With Tisza taking power, the profound hostility between Budapest and Brussels is expected to rapidly thaw, moving Hungary back into the European mainstream. Magyar has explicitly pledged that his first international trips will be to Warsaw and Brussels to mend diplomatic relationships and persuade the European Commission to unfreeze billions of euros in withheld funds. Specifically, Magyar's administration is expected to immediately clear the path for the €90 billion loan to Ukraine, while also working to unlock a €10 billion EU grant package and access €16 billion in European rearmament loans. European leaders, including Ursula von der Leyen and Roberta Metsola, openly celebrated the election results, with von der Leyen declaring that Europe's heart was beating stronger in Hungary following the vote.

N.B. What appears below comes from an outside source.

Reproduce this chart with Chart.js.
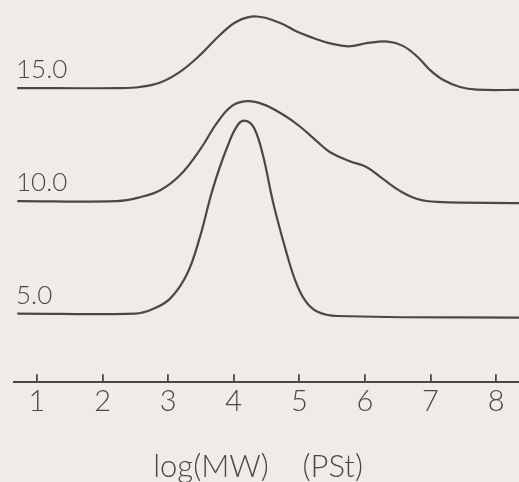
<!DOCTYPE html>
<html>
<head>
<meta charset="utf-8">
<script src="https://cdn.jsdelivr.net/npm/chart.js@4"></script>
<style>
  html, body { margin: 0; padding: 0; background: #efece8; }
  #wrap { width: 519px; height: 482px; position: relative; }
</style>
</head>
<body>
<div id="wrap"><canvas id="c"></canvas></div>
<script>
// x axis tick values / labels
const xTicks = [1, 2, 3, 4, 5, 6, 7, 8];
const xTitle = "log(MW)    (PSt)  ";
// curve baseline labels
const curveLevels = [5, 10, 15];
const curveLabels = ["5.0", "10.0", "15.0"];

// curve "15.0"
const s15x = [0.70, 2.27, 2.57, 2.88, 3.18, 3.49, 3.79, 4.05, 4.35, 4.71, 4.97, 5.21, 5.47, 5.75, 6.05, 6.35, 6.58, 6.80, 6.99, 7.19, 7.45, 7.71, 8.35];
const s15y = [15.02, 15.02, 15.07, 15.27, 15.74, 16.49, 17.37, 17.97, 18.19, 17.90, 17.51, 17.24, 17.00, 16.87, 17.02, 17.08, 16.89, 16.41, 15.83, 15.39, 15.07, 14.95, 14.94];
// curve "10.0"
const s10x = [0.70, 2.22, 2.57, 2.88, 3.18, 3.49, 3.75, 3.97, 4.20, 4.45, 4.75, 5.01, 5.27, 5.47, 5.77, 6.03, 6.28, 6.54, 6.80, 7.10, 8.35];
const s10y = [10.02, 10.02, 10.19, 10.50, 11.16, 12.31, 13.50, 14.22, 14.44, 14.30, 13.85, 13.32, 12.66, 12.18, 11.78, 11.52, 10.99, 10.46, 10.11, 9.98, 9.93];
// curve "5.0"
const s5x = [0.70, 2.50, 2.75, 3.03, 3.29, 3.49, 3.68, 3.90, 4.07, 4.20, 4.32, 4.45, 4.60, 4.78, 4.94, 5.09, 5.27, 5.58, 8.35];
const s5y = [5.04, 5.04, 5.22, 5.70, 6.80, 8.48, 10.55, 12.40, 13.42, 13.56, 13.20, 12.00, 9.97, 7.99, 6.49, 5.61, 5.13, 4.93, 4.86];

function pts(xs, ys) { return xs.map((x, i) => ({ x: x, y: ys[i] })); }

const ink = '#4a4846';
const lineStyle = {
  borderColor: ink, borderWidth: 2.2, pointRadius: 0, fill: false, tension: 0.4
};

new Chart(document.getElementById('c'), {
  type: 'line',
  data: {
    datasets: [
      Object.assign({ label: '15.0', data: pts(s15x, s15y) }, lineStyle),
      Object.assign({ label: '10.0', data: pts(s10x, s10y) }, lineStyle),
      Object.assign({ label: '5.0', data: pts(s5x, s5y) }, lineStyle)
    ]
  },
  options: {
    responsive: true,
    maintainAspectRatio: false,
    animation: false,
    layout: { padding: { left: 14, right: 0, top: 0, bottom: 0 } },
    plugins: { legend: { display: false }, tooltip: { enabled: false } },
    scales: {
      x: {
        type: 'linear',
        min: 0.65, max: 8.35,
        afterBuildTicks: (s) => { s.ticks = xTicks.map(v => ({ value: v })); },
        afterFit: (s) => { s.paddingLeft = 0; s.paddingRight = 0; },
        grid: { display: true, drawOnChartArea: false, drawTicks: true, tickLength: -8, color: ink, lineWidth: 1.8 },
        border: { display: true, color: ink, width: 2 },
        ticks: {
          padding: 10, color: ink, maxRotation: 0, autoSkip: false,
          font: { family: 'Lato', weight: 300, size: 29 },
          callback: (v) => String(v)
        },
        title: {
          display: true, text: xTitle, color: ink,
          font: { family: 'Lato', weight: 300, size: 31, lineHeight: 1 },
          padding: { top: 22, bottom: 0 }
        }
      },
      y: {
        type: 'linear',
        position: 'left',
        min: 2, max: 18.92,
        afterBuildTicks: (s) => { s.ticks = curveLevels.map(v => ({ value: v })); },
        afterFit: (s) => { s.width = 0; s.paddingTop = 0; s.paddingBottom = 0; },
        grid: { display: false, drawTicks: false },
        border: { display: false },
        ticks: {
          mirror: true, padding: 2, labelOffset: -19, color: ink,
          font: { family: 'Lato', weight: 300, size: 26 },
          callback: (v) => curveLabels[curveLevels.indexOf(v)]
        }
      }
    }
  }
});
</script>
</body>
</html>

Finally, Orbán's devastating defeat strikes a massive blow to right-wing populists worldwide, who had long viewed his regime as a successful, invincible model for the "anti-woke" movement. The Trump administration had heavily invested in Orbán's survival, with Vice President J.D. Vance travelling to Budapest last week to offer a ringing endorsement and baselessly accuse the EU of election interference. The sudden collapse of this electoral autocracy deprives Trump and Putin of their most essential European ally, demonstrating that even deeply entrenched illiberal systems can ultimately be peacefully dismantled by a determined electorate.